Short exercise:
Retype the run of lines that opens with the line containing "Reproduce this chart with matplotlib." and closes with the line containing "0.042, 0.037, 0.025, 0.019, 0.007]", exactly and inclusively, but skip the pictures.

(Source code of charts)
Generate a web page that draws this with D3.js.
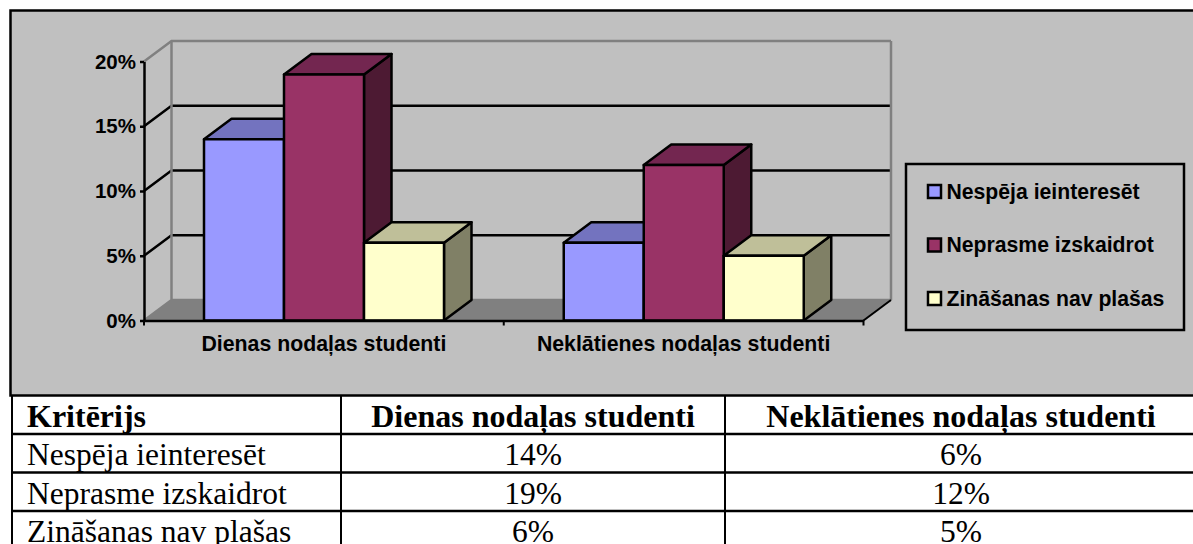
<!DOCTYPE html>
<html>
<head>
<meta charset="utf-8">
<script src="https://cdn.jsdelivr.net/npm/d3@7"></script>
<style>
  html, body { margin: 0; padding: 0; background: #fff; overflow: hidden; }
  svg { display: block; }
</style>
</head>
<body>
<div id="chart"></div>
<script>
const categories = ["Dienas nodaļas studenti", "Neklātienes nodaļas studenti"];
const seriesNames = ["Nespēja ieinteresēt", "Neprasme izskaidrot", "Zināšanas nav plašas"];
const dayValues = [14, 19, 6];
const extramuralValues = [6, 12, 5];
const yTicks = [0, 5, 10, 15, 20];
const frontColors = ["#9999ff", "#993366", "#ffffcc"];
const topColors = ["#7373bf", "#732650", "#bfbf99"];
const sideColors = ["#4d4d80", "#4d1a33", "#808066"];
const tableHeader = ["Kritērijs", "Dienas nodaļas studenti", "Neklātienes nodaļas studenti"];

const width = 1193;
const height = 544;
const depthX = 27.5; //3d offset of the walls
const depthY = -20.5;
const sansBold = "'Liberation Sans', Arial, sans-serif";
const serif = "'Liberation Serif', 'Times New Roman', serif";

const svg = d3.select("#chart").append("svg")
  .attr("width", width)
  .attr("height", height);

//chart frame, the right side runs off the page
svg.append("rect")
  .attr("x", 10.5).attr("y", 10.5)
  .attr("width", width).attr("height", 385)
  .attr("fill", "#c0c0c0")
  .attr("stroke", "#000")
  .attr("stroke-width", 2.5);

const y = d3.scaleLinear().domain([0, 20]).range([320.5, 61.5]);
const x0 = d3.scaleBand().domain(categories).range([144, 863.5]);
const x1 = d3.scaleBand().domain(seriesNames).range([60, 300]);

const chart = svg.append("g");
const line = d3.line();

//floor
chart.append("path")
  .attr("d", line([
    [x0.range()[0], y(0)],
    [x0.range()[0] + depthX, y(0) + depthY],
    [x0.range()[1] + depthX, y(0) + depthY],
    [x0.range()[1], y(0)]
  ]) + "Z")
  .attr("fill", "#808080");

//gridlines across the side and back walls
yTicks.filter((t) => t > 0).forEach((t) => {
  const color = t === 20 ? "#808080" : "#000";
  chart.append("path")
    .attr("d", line([
      [x0.range()[0], y(t)],
      [x0.range()[0] + depthX, y(t) + depthY],
      [x0.range()[1] + depthX, y(t) + depthY]
    ]))
    .attr("fill", "none")
    .attr("stroke", color)
    .attr("stroke-width", 2.5);
});

//wall edges
chart.append("path")
  .attr("d", line([
    [x0.range()[0] + depthX, y(20) + depthY],
    [x0.range()[0] + depthX, y(0) + depthY],
    [x0.range()[0], y(0)]
  ]))
  .attr("fill", "none").attr("stroke", "#808080").attr("stroke-width", 2.5);
chart.append("path")
  .attr("d", line([
    [x0.range()[1] + depthX, y(20) + depthY],
    [x0.range()[1] + depthX, y(0) + depthY]
  ]))
  .attr("fill", "none").attr("stroke", "#808080").attr("stroke-width", 2.5);
chart.append("path")
  .attr("d", line([
    [x0.range()[0] + depthX, y(0) + depthY],
    [x0.range()[1] + depthX, y(0) + depthY]
  ]))
  .attr("fill", "none").attr("stroke", "#808080").attr("stroke-width", 2.5);
chart.append("path")
  .attr("d", line([
    [x0.range()[1], y(0)],
    [x0.range()[1] + depthX, y(0) + depthY]
  ]))
  .attr("fill", "none").attr("stroke", "#000").attr("stroke-width", 2);

//bars, drawn left to right so later ones cover earlier sides
[dayValues, extramuralValues].forEach((values, c) => {
  const group = chart.append("g")
    .attr("transform", `translate(${x0(categories[c])},0)`);
  seriesNames.forEach((name, i) => {
    const left = x1(name);
    const right = left + x1.bandwidth();
    const top = y(values[i]);
    const base = y(0);
    const faces = [
      { fill: sideColors[i], pts: [[right, top], [right + depthX, top + depthY], [right + depthX, base + depthY], [right, base]] },
      { fill: topColors[i], pts: [[left, top], [left + depthX, top + depthY], [right + depthX, top + depthY], [right, top]] },
      { fill: frontColors[i], pts: [[left, top], [right, top], [right, base], [left, base]] }
    ];
    group.selectAll(null)
      .data(faces)
      .join("path")
      .attr("d", (d) => line(d.pts) + "Z")
      .attr("fill", (d) => d.fill)
      .attr("stroke", "#000")
      .attr("stroke-width", 2.5)
      .attr("stroke-linejoin", "round");
  });
});

//value axis
const yAxis = chart.append("g")
  .attr("transform", `translate(${x0.range()[0]},0)`)
  .call(d3.axisLeft(y).tickValues(yTicks).tickFormat((d) => d + "%").tickSize(4).tickSizeOuter(0).tickPadding(4));
yAxis.selectAll("line, path").attr("stroke", "#000").attr("stroke-width", 2.5);
yAxis.selectAll("text")
  .attr("fill", "#000")
  .style("font", `bold 20.5px ${sansBold}`);

//category axis
const xAxis = chart.append("g")
  .attr("transform", `translate(0,${y(0)})`)
  .call(d3.axisBottom(x0).tickSize(0).tickPadding(15));
xAxis.select("path").attr("stroke", "#000").attr("stroke-width", 2.5);
xAxis.selectAll("text")
  .attr("fill", "#000")
  .style("font", `bold 21.3px ${sansBold}`);
const catEdges = [x0.range()[0], x0(categories[1]), x0.range()[1]];
xAxis.selectAll(null)
  .data(catEdges)
  .join("line")
  .attr("x1", (d) => d).attr("x2", (d) => d)
  .attr("y1", 0).attr("y2", 5)
  .attr("stroke", "#000").attr("stroke-width", 2);

//legend
const legendY = d3.scalePoint().domain(seriesNames).range([191.5, 298.5]);
const legend = svg.append("g");
legend.append("rect")
  .attr("x", 906).attr("y", 164)
  .attr("width", 278).attr("height", 166)
  .attr("fill", "none").attr("stroke", "#000").attr("stroke-width", 2.5);
seriesNames.forEach((name, i) => {
  legend.append("rect")
    .attr("x", 928).attr("y", legendY(name) - 6.5)
    .attr("width", 13).attr("height", 13)
    .attr("fill", frontColors[i])
    .attr("stroke", "#000").attr("stroke-width", 2.5);
  legend.append("text")
    .attr("x", 946.5).attr("y", legendY(name) + 7)
    .attr("fill", "#000")
    .style("font", `bold 21.2px ${sansBold}`)
    .text(name);
});

//table under the chart, the last column runs off the page
const colEdges = [12, 341, 725, 1197];
const rowEdges = [396, 434, 472.5, 511];
const rows = seriesNames.map((name, i) => [name, dayValues[i] + "%", extramuralValues[i] + "%"]);
const table = svg.append("g");
rowEdges.slice(1).forEach((ry) => {
  table.append("line")
    .attr("x1", colEdges[0]).attr("x2", colEdges[3])
    .attr("y1", ry).attr("y2", ry)
    .attr("stroke", "#000").attr("stroke-width", 2.5);
});
colEdges.forEach((cx) => {
  table.append("line")
    .attr("x1", cx).attr("x2", cx)
    .attr("y1", 396).attr("y2", height)
    .attr("stroke", "#000").attr("stroke-width", 2);
});
tableHeader.forEach((label, c) => {
  table.append("text")
    .attr("x", c === 0 ? 27 : (colEdges[c] + colEdges[c + 1]) / 2)
    .attr("y", 427)
    .attr("text-anchor", c === 0 ? "start" : "middle")
    .attr("fill", "#000")
    .style("font", `bold 32px ${serif}`)
    .text(label);
});
rows.forEach((row, r) => {
  row.forEach((cell, c) => {
    table.append("text")
      .attr("x", c === 0 ? 27 : (colEdges[c] + colEdges[c + 1]) / 2)
      .attr("y", rowEdges[r + 1] + 31)
      .attr("text-anchor", c === 0 ? "start" : "middle")
      .attr("fill", "#000")
      .style("font", `31.5px ${serif}`)
      .text(cell);
  });
});
</script>
</body>
</html>
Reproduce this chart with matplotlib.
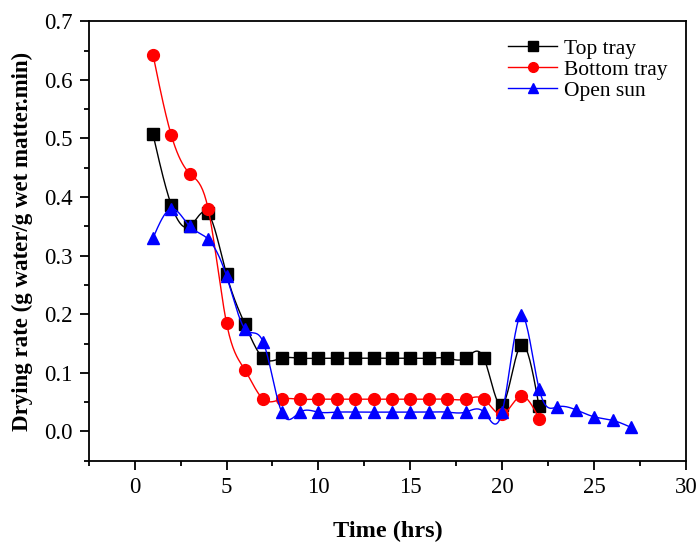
import numpy as np
import matplotlib.pyplot as plt
from matplotlib.ticker import MultipleLocator

plt.rcParams["font.family"] = ["Liberation Serif", "DejaVu Serif"]

time_top = [1, 2, 3, 4, 5, 6, 7, 8, 9, 10, 11, 12, 13, 14, 15, 16, 17, 18, 19, 20, 21, 22]
top_tray = [0.507, 0.386, 0.350, 0.372, 0.268, 0.183, 0.125, 0.125, 0.125, 0.125, 0.125,
            0.125, 0.125, 0.125, 0.125, 0.125, 0.125, 0.125, 0.125, 0.045, 0.147, 0.043]

time_bottom = [1, 2, 3, 4, 5, 6, 7, 8, 9, 10, 11, 12, 13, 14, 15, 16, 17, 18, 19, 20, 21, 22]
bottom_tray = [0.643, 0.505, 0.440, 0.380, 0.185, 0.105, 0.055, 0.055, 0.055, 0.055, 0.055,
               0.055, 0.055, 0.055, 0.055, 0.055, 0.055, 0.055, 0.055, 0.029, 0.060, 0.022]

time_sun = [1, 2, 3, 4, 5, 6, 7, 8, 9, 10, 11, 12, 13, 14, 15, 16, 17, 18, 19, 20, 21, 22,
            23, 24, 25, 26, 27]
open_sun = [0.330, 0.380, 0.350, 0.328, 0.265, 0.175, 0.152, 0.033, 0.033, 0.033, 0.033,
            0.033, 0.033, 0.033, 0.033, 0.033, 0.033, 0.033, 0.033, 0.034, 0.198, 0.073,
            0.042, 0.037, 0.025, 0.019, 0.007]


def natural_spline(x, y, n=20):
    # natural cubic spline through the points, for the smoothed connecting line
    x = np.asarray(x, float)
    y = np.asarray(y, float)
    k = len(x)
    h = np.diff(x)
    A = np.zeros((k, k))
    b = np.zeros(k)
    A[0, 0] = A[-1, -1] = 1
    for i in range(1, k - 1):
        A[i, i - 1] = h[i - 1]
        A[i, i] = 2 * (h[i - 1] + h[i])
        A[i, i + 1] = h[i]
        b[i] = 6 * ((y[i + 1] - y[i]) / h[i] - (y[i] - y[i - 1]) / h[i - 1])
    M = np.linalg.solve(A, b)
    xs, ys = [], []
    for i in range(k - 1):
        t = np.linspace(x[i], x[i + 1], n, endpoint=False)
        a = (x[i + 1] - t) / h[i]
        c = (t - x[i]) / h[i]
        s = (a * y[i] + c * y[i + 1]
             + ((a ** 3 - a) * M[i] + (c ** 3 - c) * M[i + 1]) * h[i] ** 2 / 6)
        xs.append(t)
        ys.append(s)
    xs.append([x[-1]])
    ys.append([y[-1]])
    return np.concatenate(xs), np.concatenate(ys)


fig = plt.figure(figsize=(6.98, 5.44), dpi=100)
ax = fig.add_axes([0.127, 0.153, 0.856, 0.808])

series = [
    (time_top, top_tray, "black", "s", 8, "Top tray"),
    (time_bottom, bottom_tray, "red", "o", 8.5, "Bottom tray"),
    (time_sun, open_sun, "blue", "^", 9, "Open sun"),
]
for x, y, color, marker, ms, label in series:
    sx, sy = natural_spline(x, y)
    ax.plot(sx, sy, color=color, lw=1)
    ax.plot(x, y, ls="none", marker=marker, color=color, ms=ms)
    ax.plot([], [], color=color, lw=1, marker=marker, ms=7, label=label)

ax.set_xlim(-2.5, 30)
ax.set_ylim(-0.05, 0.7)
ax.xaxis.set_major_locator(MultipleLocator(5))
ax.xaxis.set_minor_locator(MultipleLocator(2.5))
ax.yaxis.set_major_locator(MultipleLocator(0.1))
ax.yaxis.set_minor_locator(MultipleLocator(0.05))
ax.set_yticks(np.arange(0, 0.71, 0.1))
ax.tick_params(which="both", direction="out", top=False, right=False, labelsize=16.5,
               width=1.3, pad=5)
ax.tick_params(which="major", length=6.5)
ax.tick_params(which="minor", length=3.5)
for sp in ax.spines.values():
    sp.set_linewidth(1.3)

ax.set_xlabel("Time (hrs)", fontsize=17.5, fontweight="bold", labelpad=17)
ax.set_ylabel("Drying rate (g water/g wet matter.min)", fontsize=16.5, fontweight="bold", labelpad=8)

ax.legend(loc="upper right", frameon=False, fontsize=15.5, handlelength=2.3,
          handletextpad=0.3, labelspacing=0.05, borderaxespad=0.2,
          bbox_to_anchor=(0.99, 0.99))

fig.savefig("out.png", dpi=100)
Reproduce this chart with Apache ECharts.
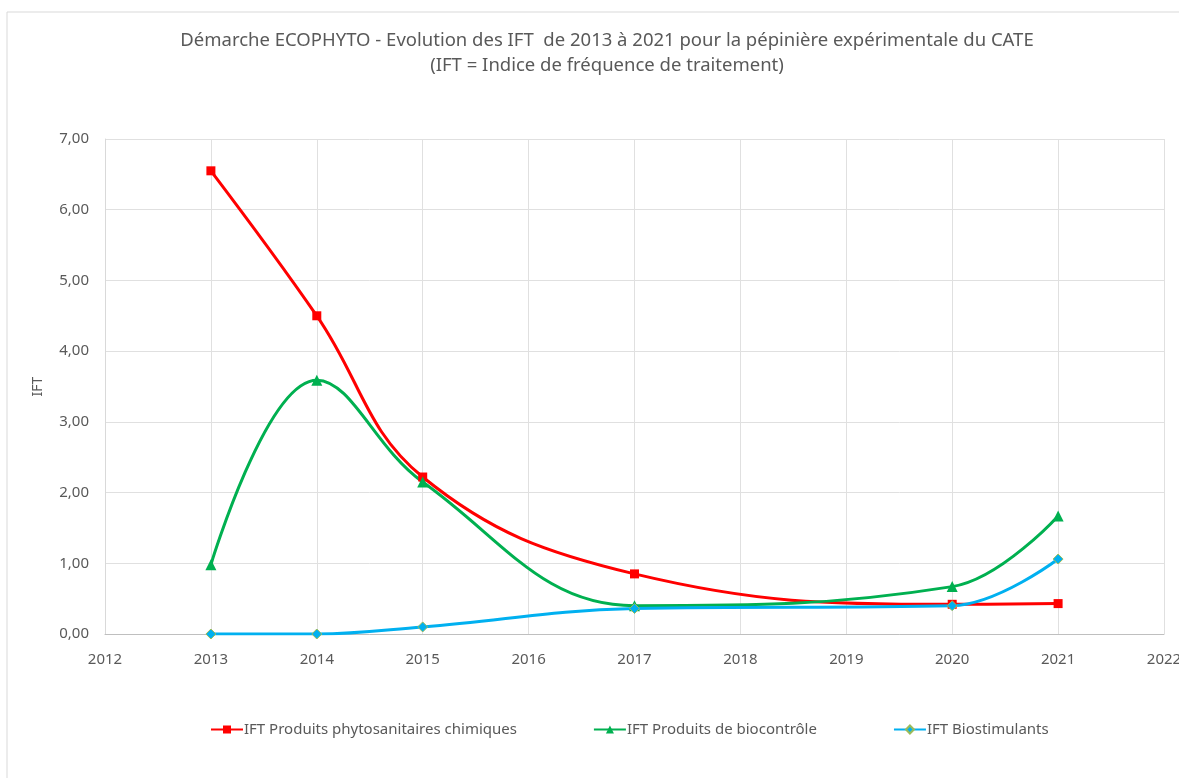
<!DOCTYPE html>
<html>
<head>
<meta charset="utf-8">
<script src="https://cdn.jsdelivr.net/npm/echarts@6/dist/echarts.min.js"></script>
<style>
	html, body { margin: 0; padding: 0; background: #fff; }
	#chart { width: 1179px; height: 778px; }
</style>
</head>
<body>
<div id="chart"></div>
<script>
	// années et valeurs IFT
	var years = [2013, 2014, 2015, 2017, 2020, 2021]
	var chimiques = [6.55, 4.50, 2.22, 0.85, 0.42, 0.43]
	var biocontrole = [0.98, 3.59, 2.15, 0.40, 0.67, 1.67]
	var biostimulants = [0.00, 0.00, 0.10, 0.36, 0.40, 1.06]
	var seriesNames = ['IFT Produits phytosanitaires chimiques', 'IFT Produits de biocontrôle', 'IFT Biostimulants']

	function pairs(vals) {
		return years.map(function (y, i) { return [y, vals[i]] })
	}

	var font = 'Noto Sans'
	var grey = '#595959'
	var chart = echarts.init(document.getElementById('chart'))
	var option = {
		animation: false,
		textStyle: { fontFamily: font },
		title: {
			text: 'Démarche ECOPHYTO - Evolution des IFT  de 2013 à 2021 pour la pépinière expérimentale du CATE\n(IFT = Indice de fréquence de traitement)',
			left: 602,
			top: 23,
			textAlign: 'center',
			textStyle: { fontFamily: font, fontSize: 18.5, fontWeight: 'normal', color: grey, lineHeight: 25 }
		},
		graphic: [{
			type: 'polyline',
			shape: { points: [[7, 778], [7, 12], [1179, 12]] },
			style: { stroke: '#d9d9d9', fill: null, lineWidth: 1 }
		}],
		legend: {
			bottom: 36,
			left: 205,
			itemGap: 76,
			itemWidth: 32,
			itemHeight: 10,
			data: seriesNames,
			textStyle: { fontFamily: font, fontSize: 15, color: grey, padding: [0, 0, 0, -4] }
		},
		grid: { left: 105, right: 15, top: 139, bottom: 144, outerBoundsMode: 'none' },
		xAxis: {
			type: 'value',
			min: 2012,
			max: 2022,
			interval: 1,
			axisLine: { lineStyle: { color: '#bfbfbf' } },
			axisTick: { show: false },
			splitLine: { show: true, lineStyle: { color: '#e0e0e0' } },
			axisLabel: { color: grey, fontSize: 15, margin: 18, formatter: function (v) { return String(v) } }
		},
		yAxis: {
			type: 'value',
			min: 0,
			max: 7,
			interval: 1,
			name: 'IFT',
			nameLocation: 'middle',
			nameGap: 60,
			nameTextStyle: { color: grey, fontSize: 14 },
			axisLine: { show: true, lineStyle: { color: '#d9d9d9' } },
			axisTick: { show: false },
			splitLine: { lineStyle: { color: '#e0e0e0' } },
			axisLabel: { color: grey, fontSize: 15, margin: 16, formatter: function (v) { return v.toFixed(2).replace('.', ',') } }
		},
		series: [{
			name: seriesNames[0],
			type: 'line',
			smooth: 0.4,
			data: pairs(chimiques),
			symbol: 'rect',
			symbolSize: 9,
			lineStyle: { color: '#ff0000', width: 3 },
			itemStyle: { color: '#ff0000' }
		}, {
			name: seriesNames[1],
			type: 'line',
			smooth: 0.4,
			data: pairs(biocontrole),
			symbol: 'triangle',
			symbolSize: 11,
			lineStyle: { color: '#00b050', width: 3 },
			itemStyle: { color: '#00b050' }
		}, {
			name: seriesNames[2],
			type: 'line',
			smooth: 0.4,
			data: pairs(biostimulants),
			symbol: 'diamond',
			symbolSize: 10,
			lineStyle: { color: '#00b0f0', width: 3 },
			itemStyle: { color: '#00b0f0', borderColor: '#9bbb59', borderWidth: 1 }
		}]
	}
	chart.setOption(option)
</script>
</body>
</html>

Written solution:
Reproduce this chart with matplotlib.
import numpy as np
import matplotlib.pyplot as plt
from matplotlib.ticker import MultipleLocator

plt.rcParams["font.family"] = ["Liberation Serif", "DejaVu Serif"]

time_top = [1, 2, 3, 4, 5, 6, 7, 8, 9, 10, 11, 12, 13, 14, 15, 16, 17, 18, 19, 20, 21, 22]
top_tray = [0.507, 0.386, 0.350, 0.372, 0.268, 0.183, 0.125, 0.125, 0.125, 0.125, 0.125,
            0.125, 0.125, 0.125, 0.125, 0.125, 0.125, 0.125, 0.125, 0.045, 0.147, 0.043]

time_bottom = [1, 2, 3, 4, 5, 6, 7, 8, 9, 10, 11, 12, 13, 14, 15, 16, 17, 18, 19, 20, 21, 22]
bottom_tray = [0.643, 0.505, 0.440, 0.380, 0.185, 0.105, 0.055, 0.055, 0.055, 0.055, 0.055,
               0.055, 0.055, 0.055, 0.055, 0.055, 0.055, 0.055, 0.055, 0.029, 0.060, 0.022]

time_sun = [1, 2, 3, 4, 5, 6, 7, 8, 9, 10, 11, 12, 13, 14, 15, 16, 17, 18, 19, 20, 21, 22,
            23, 24, 25, 26, 27]
open_sun = [0.330, 0.380, 0.350, 0.328, 0.265, 0.175, 0.152, 0.033, 0.033, 0.033, 0.033,
            0.033, 0.033, 0.033, 0.033, 0.033, 0.033, 0.033, 0.033, 0.034, 0.198, 0.073,
            0.042, 0.037, 0.025, 0.019, 0.007]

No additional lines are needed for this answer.